Now, that was a tough argument to make. Not because the argument is baseless, shabby, or uncompelling - I obviously happen to think it's none of those things - but because nobody wants to find themselves in a political debate saying, "I shall now explain why my position is not pro-murder." Because that's a tough rhetorical spot to be in, the pro-choice movement as a whole has gravitated toward other framings. Understandably, they'd like to spend their time talking about something else. Heck, look at that name: pro-choice. What does that mean? Of what sort of choice are we pro-, here? Pro-choice-of-bunnies? Pro-choice-of-peaches? The movement can't even address its own position in its own moniker.
And watch out, because if the pro-choice movement won't argue that abortion is not murder, they've abandoned the field for the pro-life movement to hold that debate all by themselves. Which is why rhetorically I think the pro-choice side has slowly been losing this fight over the past couple of decades.
Consider:
Pro-Life Person: "Help! There is a murder taking place!"
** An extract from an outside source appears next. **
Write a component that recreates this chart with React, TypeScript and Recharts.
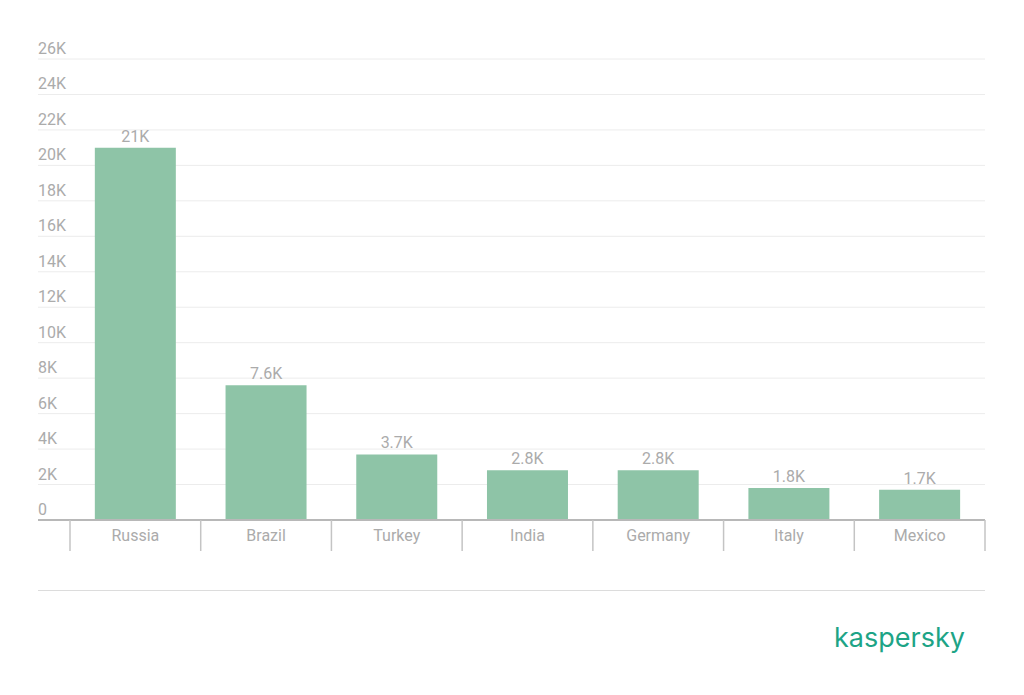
import React from "react";
import { BarChart, Bar, XAxis, YAxis, CartesianGrid, LabelList } from "recharts";

const countries = ["Russia", "Brazil", "Turkey", "India", "Germany", "Italy", "Mexico"];
const values = [21000, 7600, 3700, 2800, 2800, 1800, 1700];
const yTicks = [0, 2000, 4000, 6000, 8000, 10000, 12000, 14000, 16000, 18000, 20000, 22000, 24000, 26000];

const data = countries.map((c, i) => ({ country: c, value: values[i] }));

const fmt = (v: number) => (v === 0 ? "0" : `${parseFloat((v / 1000).toFixed(1))}K`);

const TEXT = "#ababab";
const FONT = "Roboto, 'Noto Sans', sans-serif";

const renderYTick = (props: any) => {
  const { y, payload } = props;
  return (
    <text key={`yt-${payload.value}`} x={38} y={y - 5} fill={TEXT} fontSize={16} fontFamily={FONT} textAnchor="start">
      {fmt(payload.value)}
    </text>
  );
};

const renderXTick = (props: any) => {
  const { x, y, payload, index } = props;
  const half = payload && payload.offset ? payload.offset : 130.7 / 2;
  const last = index === countries.length - 1;
  return (
    <g key={`xt-${index}`}>
      <line x1={x - half} x2={x - half} y1={y - 8} y2={y + 23} stroke="#c4c4c4" strokeWidth={1.5} />
      {last && <line x1={x + half} x2={x + half} y1={y - 8} y2={y + 23} stroke="#c4c4c4" strokeWidth={1.5} />}
      <text x={x} y={y + 13} fill={TEXT} fontSize={16} fontFamily={FONT} textAnchor="middle">
        {payload.value}
      </text>
    </g>
  );
};

export default function App() {
  return (
    <div style={{ position: "absolute", left: 0, top: 0, width: 1024, height: 695, background: "#fff" }}>
      <BarChart
        width={1024}
        height={695}
        data={data}
        margin={{ top: 59, right: 39, left: 8, bottom: 144 }}
        barCategoryGap="19%"
      >
        <CartesianGrid vertical={false} stroke="#ececec" strokeWidth={1} />
        <YAxis
          width={30}
          domain={[0, 26000]}
          ticks={yTicks}
          interval={0}
          axisLine={false}
          tickLine={false}
          tick={renderYTick}
        />
        <XAxis
          dataKey="country"
          height={31}
          padding={{ left: 32, right: 0 }}
          axisLine={{ stroke: "#b8b8b8", strokeWidth: 2 }}
          tickLine={false}
          interval={0}
          tick={renderXTick}
        />
        <Bar dataKey="value" fill="#8ec4a7" isAnimationActive={false}>
          <LabelList
            dataKey="value"
            position="top"
            offset={6}
            formatter={(v: any) => fmt(Number(v))}
            fill={TEXT}
            fontSize={16}
            fontFamily={FONT}
          />
        </Bar>
      </BarChart>
      <div style={{ position: "absolute", left: 38, top: 590, width: 947, height: 1, background: "#dcdcdc" }} />
      <div
        style={{
          position: "absolute",
          left: 834,
          top: 622,
          fontFamily: "Inter, 'Noto Sans', sans-serif",
          fontSize: 27,
          fontWeight: 400,
          color: "#1da486",
          letterSpacing: 0,
          lineHeight: "32px",
        }}
      >
        kaspersky
      </div>
    </div>
  );
}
Pro-Choice Person: "Butt out! Everyone has a right to privacy!"
And that's why the pro-choice argument must strongly articulate that there is no murder taking place. The pro-lifers are simply pressing a prior claim.
[Here's a stoned-in-the-dorm-room thought experiment: suppose a woman and a man are into extreme infantilistic fetishism. And suppose the woman is morbidly obese. Okay, the woman has her abdomen surgically opened, is liposuctioned to clear space - the grown man is thoroughly disinfected, fitted with a snorkel, and insinuated in her belly where he is sewn cozily into place. I guess the snorkel is left poking out of the woman's navel. Now, does the woman have the right to block the man's snorkel - or by another means kill him - because he happens to be inside her body, and she has a right to privacy?]
The awkward terms of this national debate - "murder" versus "privacy" - were in no small measure set by Roe v. Wade. Unlike many other western democracies (Britain, France, Italy) America did not establish a right to abortion through a publicly-debated legislative process. The right to abortion was given by judicial decree, and it happened to be handed down on this specious basis of privacy rights. To that extent, perhaps the pro-choice movement hasn't found itself in its awkward debating posture out of the rhetorical cowardice we're so accustomed to from the Democratic Party. Perhaps it's more because they've been making the case they need to make in consonance with the legal defenses of Roe they've been pressing for 3.5 decades now.
But rather than defend Roe - that is, rather than make the privacy argument - a better idea may be to take the offensive - and also abandon a double-negative for a positive - in fighting for a legislative guarantee of reproductive rights: something which would be independently assured in the case Roe were ever to go away as a piece of legal reasoning protecting abortion. The Republicans have had an anti-abortion amendment in their plank since 1980: why not pre-emptively push for a reproductive-rights amendment from the other side?